A Reflection Drawn from Lk 13:10-17
The woman went to the synagogue to keep holy the Sabbath day (Lk 13:11).
Have I failed to keep holy the Sabbath by failing to go to Mass one or more weekends?
Have I excused myself too lightly from attending Mass because of a minor ailment, or feeling down in the dumps, or feeling too tired?
Have I wrongly excused myself from attending Mass because of a job conflict, or a sporting event, or vacation?
Have I let some of my old sins prevent me from coming to church when church is what I really needed?
The woman was crippled, but she went to the synagogue to praise God anyway (Lk 13:11).
Have I pouted or felt sorry for myself because of an illness or disability?
Have I been crabby or mean to others because of sickness or frustration?
When I have had to deal with suffering or misfortune, have I blamed God or complained to God rather than praise the Lord for the blessings I do enjoy?
Jesus taught in the synagogue (Lk 13:10).
Have I failed to pay attention to Jesus’ teaching by rarely or never opening up my Bible and reading from his gospels?
Have I failed to listen to Jesus teaching by daydreaming during the proclamation of the Scriptures, particularly the gospel reading, at Mass?
Have I failed to pay careful attention to the explanation of Jesus’ teaching in the homily?
Have I dismissed or ignored an important teaching of Jesus in my life?
The woman was crippled by an eighteen year-old sin (Lk 13:11).
Is there an old sin that I committed months, or years, or decades ago that I have never dealt with that is crippling me?
What is the most shameful thing I did during my early childhood years?
What is the most regrettable, humiliating sin of my adolescent years?
What is my most embarrassing misdeed of my young adult years?
Where did I let Satan take the strongest hold during my midlife period?
What has me most shamefaced these days?
The crippled woman was debilitated by one or more very serious sins that had been committed a long while ago (Lk 13:11).
As I take a long look back over the entirety of my life, what are the old sins that haunt me, that I have never put to rest, that weigh me down, that I have never reconciled?
What was the most disrespectful thing I ever did to my parents?
What was the one dreadful thing I did to damage the harmony in my family?

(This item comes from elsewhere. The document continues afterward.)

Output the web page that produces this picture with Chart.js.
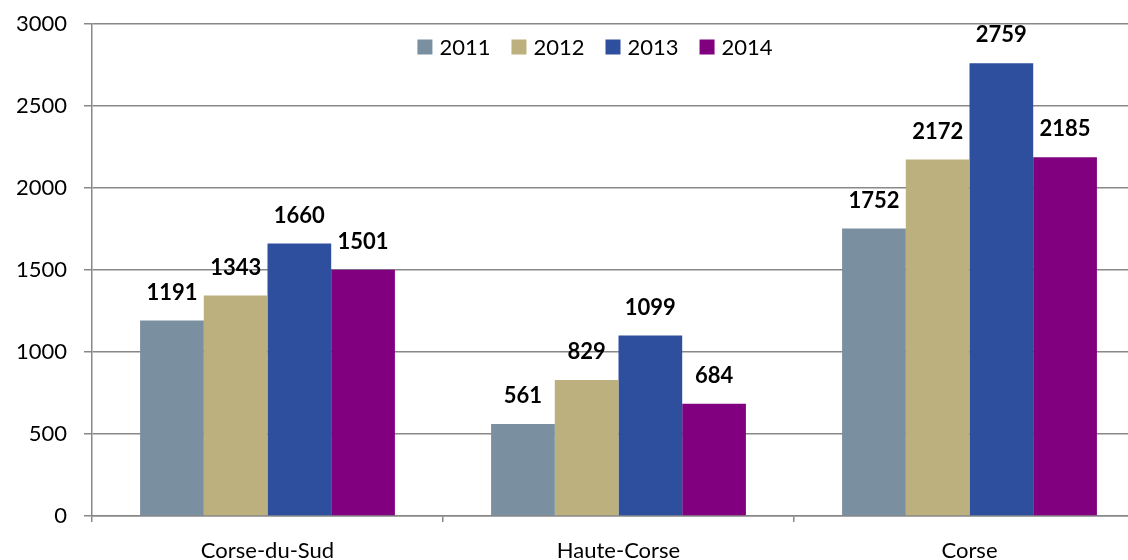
<!DOCTYPE html>
<html>
<head>
<meta charset="utf-8">
<script src="https://cdn.jsdelivr.net/npm/chart.js@4"></script>
<style>
  html, body { margin: 0; padding: 0; background: #fff; overflow: hidden; width: 1128px; height: 560px; }
  #wrap { width: 1145px; height: 560px; }
</style>
</head>
<body>
<div id="wrap"><canvas id="c" width="1145" height="560"></canvas></div>
<script>
const categories = ['Corse-du-Sud', 'Haute-Corse', 'Corse'];
const seriesNames = ['2011', '2012', '2013', '2014'];
const values2011 = [1191, 561, 1752];
const values2012 = [1343, 829, 2172];
const values2013 = [1660, 1099, 2759];
const values2014 = [1501, 684, 2185];
const colors = ['#7a8f9f', '#bcb07e', '#2e4f9e', '#800080'];
const yTicks = [0, 500, 1000, 1500, 2000, 2500, 3000];

const FONT = 'Lato, "Liberation Sans", sans-serif';

const seriesValues = [values2011, values2012, values2013, values2014];

const labelPlugin = {
  id: 'barLabels',
  afterDatasetsDraw(chart) {
    const ctx = chart.ctx;
    ctx.save();
    ctx.font = 'bold 22px ' + FONT;
    ctx.fillStyle = '#000';
    ctx.textAlign = 'center';
    ctx.textBaseline = 'middle';
    chart.data.datasets.forEach((ds, i) => {
      const meta = chart.getDatasetMeta(i);
      meta.data.forEach((bar, j) => {
        ctx.fillText(String(ds.data[j]), bar.x, bar.y - 28);
      });
    });
    ctx.restore();
  }
};

const legendPlugin = {
  id: 'innerLegend',
  afterDraw(chart) {
    const ctx = chart.ctx;
    ctx.save();
    ctx.font = '22px ' + FONT;
    ctx.textBaseline = 'middle';
    ctx.textAlign = 'left';
    const box = 15, gapText = 7, gapItem = 21;
    const items = chart.data.datasets.map(ds => ({ label: ds.label, color: ds.backgroundColor, w: ctx.measureText(ds.label).width }));
    const total = items.reduce((s, it) => s + box + gapText + it.w, 0) + gapItem * (items.length - 1);
    let x = 595 - total / 2;
    const yc = 47;
    items.forEach(it => {
      ctx.fillStyle = it.color;
      ctx.fillRect(x, yc - box / 2, box, box);
      x += box + gapText;
      ctx.fillStyle = '#000';
      ctx.fillText(it.label, x, yc + 1);
      x += it.w + gapItem;
    });
    ctx.restore();
  }
};

new Chart(document.getElementById('c'), {
  type: 'bar',
  data: {
    labels: categories,
    datasets: seriesNames.map((n, i) => ({
      label: n,
      data: seriesValues[i],
      backgroundColor: colors[i],
      borderWidth: 0,
      categoryPercentage: 0.726,
      barPercentage: 1.0
    }))
  },
  options: {
    responsive: false,
    animation: false,
    devicePixelRatio: 1,
    layout: { padding: { top: 0, right: 0, bottom: 0, left: 0 } },
    plugins: {
      legend: { display: false },
      tooltip: { enabled: false }
    },
    scales: {
      x: {
        grid: { drawOnChartArea: false, drawTicks: true, tickLength: 6, color: '#888888', lineWidth: 1.5, offset: true },
        border: { color: '#888888', width: 1.5 },
        ticks: { font: { family: FONT, size: 22 }, color: '#000', padding: 16, maxRotation: 0 },
        afterFit(scale) { scale.height = 44; }
      },
      y: {
        min: 0,
        max: 3000,
        afterBuildTicks(scale) { scale.ticks = yTicks.map(v => ({ value: v })); },
        grid: { color: '#888888', lineWidth: 1.5, tickLength: 8 },
        border: { color: '#888888', width: 1.5 },
        ticks: { font: { family: FONT, size: 22, lineHeight: 0.6 }, color: '#000', padding: 17, callback: v => String(v) },
        afterFit(scale) { scale.width = 92; }
      }
    }
  },
  plugins: [labelPlugin, legendPlugin]
});
</script>
</body>
</html>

What was the horrendous thing I did to violate another person’s trust in me?
What is the most appalling thing I have ever done to inflict bodily harm on another person?
What was the most abusive thing that I’ve done to another person?
What is the worst sexual impropriety I committed?
What has been the most harmful act of infidelity that I have committed against my spouse?
What has been the worst lie that I have told?
What is the most deceitful thing I have done?
What evil thing is lurking in my past that I have never come to terms with, that I have never brought to the Lord for forgiveness?
Even while Jesus was teaching in the synagogue, he noticed the crippled woman (Lk 13:12).
Have I been so busy and preoccupied with my own tasks, that I have failed to notice a hurting person who really needs my help?
If I have noticed someone in need, have I refused to be interrupted, continuing with my own work, and insensitively made the other person wait?
Do I see other people’s problems as a burden on me rather than an opportunity to be a generous and cheerful agent of God’s love?
Jesus was offended by the woman’s old sins, but no matter how hurt, upset, or wounded he may have been with her, he said, “you are set free of your infirmity” (Lk 13:12); I forgive you! If Jesus can forgive, so can we.
Is there someone who hurt me a long time ago whom I have failed to forgive?
Am I still punishing someone who mistreated me a long time ago?
Am I setting up obstacles to prevent their success? Making mean comments?
Am I using the silent treatment to retaliate against someone who let me down?
Am I running a smear campaign of lies and half truths against the character of a person who caused me terrible pain a long while ago?
Do I have a fierce dislike for someone who has caused me great harm, and spend time and energy thinking how I might get revenge, strike back, or get even?
Jesus reached out, touched the bent-over woman, and cured her (Lk 13:12-13).
Have I distanced myself from Jesus so it is difficult for him to touch me?
Do I doubt that Jesus has the power to forgive me, no matter how bad my past sins may be?
Do I refuse to let go of past failures and fail to move on?
The woman stood straight up and glorified God (Lk 13:13).
Have I taken Jesus’ gift of mercy and forgiveness for granted?
Have I failed to recognize the enormous price that Jesus paid to forgive my sins by giving his life on the Cross?
Have I failed to praise and thank God for the awesome gift of forgiveness?
Do I have a gloomy outlook, and fail to be happy, bright, and cheerful?